The process of trimming government budgets is slow and cumbersome, involving lengthy notifications to unions about temporary furloughs, reductions in overtime pay and cuts in grant financing to state and local programs. Less federal money will, over time, mean fewer government contracts with private companies. Reduced overtime for airport security checkpoint officers will make lines longer, eventually.

And so as the first weekend began for the new, slimmer government, little of that is evident yet.

Letters to governors, informing them of the smaller grants are beginning to go out, officials said.

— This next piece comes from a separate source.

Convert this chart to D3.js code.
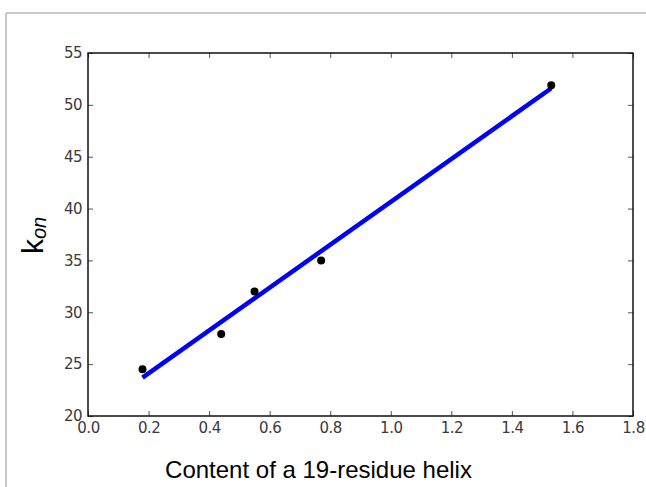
<!DOCTYPE html>
<html>
<head>
<meta charset="utf-8">
<script src="https://cdn.jsdelivr.net/npm/d3@7"></script>
<style>
  html, body { margin: 0; padding: 0; background: #fff; }
  svg { display: block; }
</style>
</head>
<body>
<script>
// Measured helix content vs. association rate
const helixContent = [0.18, 0.44, 0.55, 0.77, 1.53];
const kOn = [24.5, 27.9, 32.0, 35.0, 51.9];

// Linear fit endpoints
const fitX = [0.18, 1.53];
const fitY = [23.7, 51.6];

const xTicks = [0.0, 0.2, 0.4, 0.6, 0.8, 1.0, 1.2, 1.4, 1.6, 1.8];
const yTicks = [20, 25, 30, 35, 40, 45, 50, 55];

const W = 646, H = 487;
const plot = { left: 88, top: 53, right: 633, bottom: 416 };

const svg = d3.select("body").append("svg")
  .attr("width", W).attr("height", H);

// window frame lines
svg.append("line").attr("x1", 6).attr("x2", W).attr("y1", 13).attr("y2", 13)
  .attr("stroke", "#c8c8c8").attr("stroke-width", 2);
svg.append("line").attr("x1", 6).attr("x2", 6).attr("y1", 13).attr("y2", H)
  .attr("stroke", "#c8c8c8").attr("stroke-width", 2);

const x = d3.scaleLinear().domain([0, 1.8]).range([plot.left, plot.right]);
const y = d3.scaleLinear().domain([20, 55]).range([plot.bottom, plot.top]);

const tickFont = "'DejaVu Sans', sans-serif";

function styleAxis(g, showLabels) {
  g.select(".domain").remove();
  g.selectAll(".tick line").attr("stroke", "#555").attr("stroke-width", 1);
  g.selectAll(".tick text")
    .attr("fill", "#3a3a3a")
    .style("font-family", tickFont)
    .style("font-size", "15px")
    .style("letter-spacing", "-0.5px");
  if (!showLabels) g.selectAll(".tick text").remove();
}

// bottom axis (ticks inside)
svg.append("g").attr("transform", `translate(0,${plot.bottom})`)
  .call(d3.axisBottom(x).tickValues(xTicks).tickFormat(d3.format(".1f"))
    .tickSizeInner(-5).tickSizeOuter(0).tickPadding(6))
  .call(g => styleAxis(g, true));
// top axis
svg.append("g").attr("transform", `translate(0,${plot.top})`)
  .call(d3.axisTop(x).tickValues(xTicks).tickSizeInner(-5).tickSizeOuter(0))
  .call(g => styleAxis(g, false));
// left axis
svg.append("g").attr("transform", `translate(${plot.left},0)`)
  .call(d3.axisLeft(y).tickValues(yTicks).tickFormat(d3.format("d"))
    .tickSizeInner(-5).tickSizeOuter(0).tickPadding(6))
  .call(g => styleAxis(g, true));
// right axis
svg.append("g").attr("transform", `translate(${plot.right},0)`)
  .call(d3.axisRight(y).tickValues(yTicks).tickSizeInner(-5).tickSizeOuter(0))
  .call(g => styleAxis(g, false));

// frame
svg.append("rect")
  .attr("x", plot.left).attr("y", plot.top)
  .attr("width", plot.right - plot.left).attr("height", plot.bottom - plot.top)
  .attr("fill", "none").attr("stroke", "#111").attr("stroke-width", 1.5);

// fit line
svg.append("path")
  .datum(fitX.map((d, i) => [d, fitY[i]]))
  .attr("d", d3.line().x(d => x(d[0])).y(d => y(d[1])))
  .attr("stroke", "#0000ff").attr("stroke-width", 4.5).attr("fill", "none");

// data points
svg.append("g").selectAll("circle")
  .data(helixContent.map((d, i) => [d, kOn[i]]))
  .join("circle")
  .attr("cx", d => x(d[0])).attr("cy", d => y(d[1]))
  .attr("r", 4).attr("fill", "#000");

// axis titles
svg.append("text")
  .attr("x", (plot.left + plot.right) / 2 - 42).attr("y", 478)
  .attr("text-anchor", "middle")
  .style("font-family", "'Liberation Sans', Arial, sans-serif")
  .style("font-size", "24px")
  .attr("fill", "#000")
  .text("Content of a 19-residue helix");

const yl = svg.append("text")
  .attr("transform", "translate(43,254) rotate(-90)")
  .attr("text-anchor", "start")
  .style("font-family", "'Liberation Sans', Arial, sans-serif")
  .attr("fill", "#000");
yl.append("tspan").style("font-size", "30px").text("k");
yl.append("tspan").style("font-size", "20px").style("font-style", "italic")
  .attr("dy", 3).text("on");
</script>
</body>
</html>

Shaun Donovan, the secretary of housing and urban development, wrote to Governor John R. Kasich of Ohio: “You can expect reductions totalling approximately $35 million,” helpfully putting the amount in a bold type.

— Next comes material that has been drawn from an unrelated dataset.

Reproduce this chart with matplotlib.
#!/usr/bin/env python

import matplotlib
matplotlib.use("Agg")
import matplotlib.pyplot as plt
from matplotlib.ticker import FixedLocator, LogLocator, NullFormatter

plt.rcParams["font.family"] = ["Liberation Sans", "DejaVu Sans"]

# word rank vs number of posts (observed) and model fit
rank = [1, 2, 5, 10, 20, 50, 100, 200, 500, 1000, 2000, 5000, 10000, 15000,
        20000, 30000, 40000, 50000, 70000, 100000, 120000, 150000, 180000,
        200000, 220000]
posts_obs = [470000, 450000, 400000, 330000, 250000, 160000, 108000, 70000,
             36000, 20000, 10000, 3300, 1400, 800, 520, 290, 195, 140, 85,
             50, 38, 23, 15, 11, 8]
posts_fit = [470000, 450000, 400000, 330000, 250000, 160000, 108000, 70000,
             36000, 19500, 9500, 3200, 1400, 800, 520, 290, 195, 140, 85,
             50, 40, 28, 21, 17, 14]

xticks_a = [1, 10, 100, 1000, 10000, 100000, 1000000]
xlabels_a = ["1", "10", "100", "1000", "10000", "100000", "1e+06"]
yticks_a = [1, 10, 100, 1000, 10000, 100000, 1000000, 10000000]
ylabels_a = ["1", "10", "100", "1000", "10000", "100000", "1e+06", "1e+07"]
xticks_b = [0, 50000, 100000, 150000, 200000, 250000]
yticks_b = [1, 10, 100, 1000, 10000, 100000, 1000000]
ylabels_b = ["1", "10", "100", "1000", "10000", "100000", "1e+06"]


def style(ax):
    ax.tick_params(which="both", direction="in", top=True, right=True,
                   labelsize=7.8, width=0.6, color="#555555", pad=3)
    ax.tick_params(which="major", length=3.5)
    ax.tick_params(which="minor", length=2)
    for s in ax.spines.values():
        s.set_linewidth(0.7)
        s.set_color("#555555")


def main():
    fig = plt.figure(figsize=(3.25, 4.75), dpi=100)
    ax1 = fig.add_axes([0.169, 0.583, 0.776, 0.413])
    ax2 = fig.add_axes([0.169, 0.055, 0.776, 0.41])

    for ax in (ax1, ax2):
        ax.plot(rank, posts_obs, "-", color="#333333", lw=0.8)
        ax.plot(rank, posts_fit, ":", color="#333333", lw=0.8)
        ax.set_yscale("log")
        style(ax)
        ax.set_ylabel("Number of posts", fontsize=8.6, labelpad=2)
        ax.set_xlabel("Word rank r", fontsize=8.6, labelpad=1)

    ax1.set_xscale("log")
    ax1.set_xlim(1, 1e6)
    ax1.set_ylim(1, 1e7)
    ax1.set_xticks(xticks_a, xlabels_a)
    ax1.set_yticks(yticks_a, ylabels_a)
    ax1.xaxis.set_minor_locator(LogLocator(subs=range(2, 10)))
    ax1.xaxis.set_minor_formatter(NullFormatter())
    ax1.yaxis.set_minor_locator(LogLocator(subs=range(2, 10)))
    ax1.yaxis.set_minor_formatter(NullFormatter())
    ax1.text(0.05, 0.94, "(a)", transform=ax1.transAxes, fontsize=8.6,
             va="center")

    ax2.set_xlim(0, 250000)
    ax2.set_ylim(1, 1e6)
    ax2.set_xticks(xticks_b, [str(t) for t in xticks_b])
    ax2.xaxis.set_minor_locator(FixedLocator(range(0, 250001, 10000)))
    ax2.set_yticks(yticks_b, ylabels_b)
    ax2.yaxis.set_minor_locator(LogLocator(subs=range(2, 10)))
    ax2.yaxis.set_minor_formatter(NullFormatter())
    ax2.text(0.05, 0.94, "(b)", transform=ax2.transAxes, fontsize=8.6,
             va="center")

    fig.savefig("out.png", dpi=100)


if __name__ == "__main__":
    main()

The Air Force Thunderbirds — the elite team of F-16 pilots who perform tricks at air shows — announced on its website that all of its shows have been cancelled starting April 1. The last show will be in Titusville, Florida, on March 23. Still, it will take some time, officials acknowledged, before the cuts begin to make life more difficult for teachers, defence contractors, Head Start students, border patrol agents or others who rely on the largess of the federal government.

Emerging from an Oval Office meeting yesterday with the lawmakers, the President called the cuts “just dumb”. He said they would slow the economic recovery and spoke emotionally about their impact on people who would feel the consequences of government layoffs and disruptions in public services.

“I don’t anticipate a huge financial crisis, but people are going to be hurt,” Obama said during a 35-minute news conference at the White House, in which he acknowledged that his campaign of highlighting fallout from the cuts had failed to persuade Republicans to consider tax increases as part of a package to avert the $85 billion in reductions over the next seven months.

But the President and his Republican adversaries said they would not carry the fight over the cuts into a coming legislative effort to finance the government till September 30, essentially declaring a cease-fire in the budget wars.

The showdown in December over the so-called fiscal cliff yielded $620 billion in tax increases over 10 years. The across-the-board spending cuts now going into force will cut deficits an additional $1.2 trillion. Both sides indicated that for now, that may be enough — a fiscal peace through political exhaustion.